Slow the retrieve – as the water drops into the mid-40s and below, slow down the retrieve. Musky are less likely to follow the retrieve of the fly in colder water. A slow strip and long pause keeps the fly deeper in the water column and is more effective than a fast retrieve in the late fall.
Work with the wind – the wind can make fly fishing difficult and the fall can be a windy time of year. But consider the wind direction when setting up so that large areas can be covered with a single drift.
- Scott McKee, Niagara Musky Association president:
It is no secret that musky fishing success is all about time on the water. This is especially true in the fall when feeding windows are often very brief and spread out across the day.
Trolling large crankbaits like Legend Perch Baits and Plows, Mr. Toothy Deep Divers, Believers and Hi-Fin Trophy Divers are your best options in the Buffalo Harbor and Niagara River. For colors, think black, perch, walleye, sucker or firetiger.
Jigging or casting, concentrate on humps and ridges in the river and the ends of breakwalls in the harbor. Red October Baits are always the best jigging option locally.
If you want to catch a musky, either your first or a personal best, you have to be prepared to spend a lot of time chasing after them. Dress in layers, wear a PFD or better yet an exposure suit. Stay safe, fish as long as you can and get your catch returned to the water as fast as possible.
As long as we are on the subject of musky, these toothy fish were snapping earlier this week as Capt. Chris Cinelli of Grand Island reported have a very good day on Monday with three fish using large common shiners as bait. He’s been targeting 12 to 16 feet of water and there has not been a consistent time for taking fish. Sometimes they hit early in the morning, sometimes its mid-day. On his first pass on Monday, Dick Radel of Williamsville reeled in a 36-inch fish, a musky that Cinelli felt has just migrated in from the lake and set up in the river. Connor Cinelli reeled the next one in, followed by another by Radel. Spending time on the water is key.

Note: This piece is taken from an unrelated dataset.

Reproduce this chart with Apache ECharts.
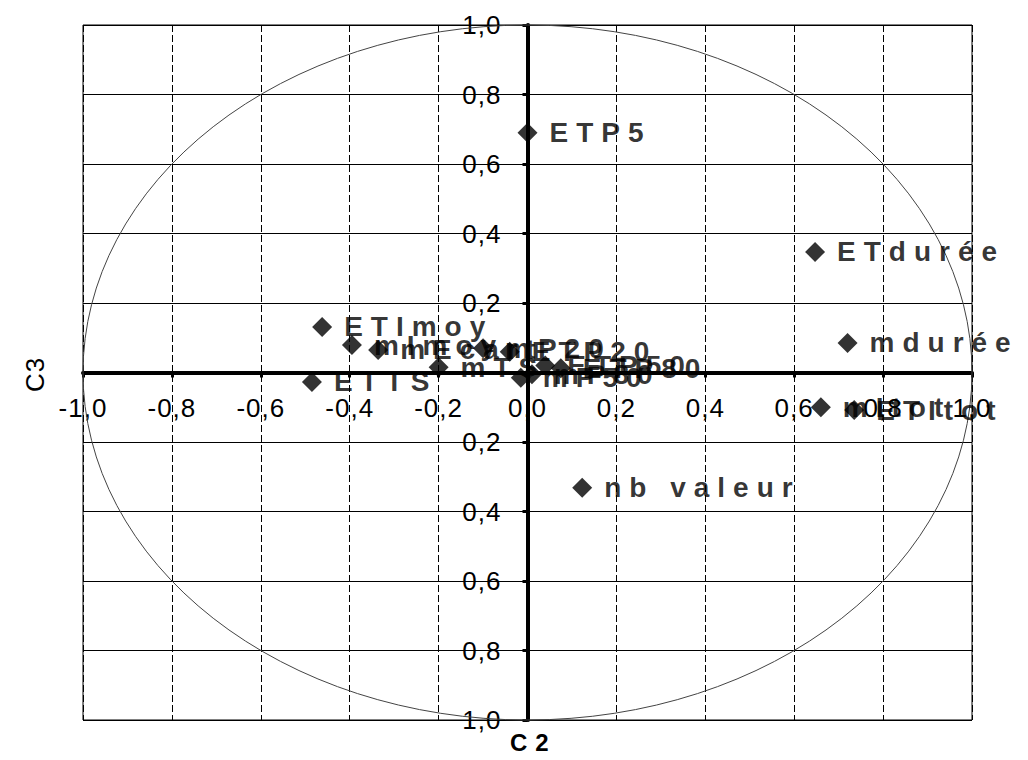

In the lower river, trout action was good earlier in the week. Capt. Jeff Draper of Grand Island saw good action along the Artpark drift. His best bait was egg sacs, fished off a three-way rig. Shore fishermen are still doing well with spoons, spinners, jigs or egg imitations. All species guru Mike Rzucidlo of Niagara Falls hit quite a few walleye off the NYPA platform using his homemade jigs, as well as a mix of salmon and trout. Check out the online gallery of photos to see some of his catches.
Lake Ontario and tributaries
Burt Dam and 18 Mile Creek has been stained but still producing a mix of salmon and trout if you work at it according to Jim Evarts at The Boat Doctors. Eggs or egg imitations normally work fine this time of year but crawlers, spikes and wax worms are catching some fish, too. The Oak Orchard River has also been producing a mix of salmon and trout on a variety of baits.
Lake Erie and tributaries
Christopher Finitz with Hold the Line Outfitters sends word that all of the tributaries are holding fish. Good numbers of fish, and fishermen, could be found along Eighteen Mile Creek. Cattaraugus Creek was on the drop and should be in good shape by the end of the week … but the threat of a looming storm could throw a wrench into the fishing action. Smaller creeks have been fishing well, too. The key is to move around and find active fish according to Finitz. Off the mouth of the Catt, cast spoons or troll stickbaits to pick up steelies.
Musky is the focus the final couple of weeks for diehard fishermen seeking out that special trophy. Try casting 9-inch jerk baits, glide baits or slow retrieving crankbaits for success in black or perch colors. Water temperature for the lake was 45 degrees according to Capt. Mike Sperry.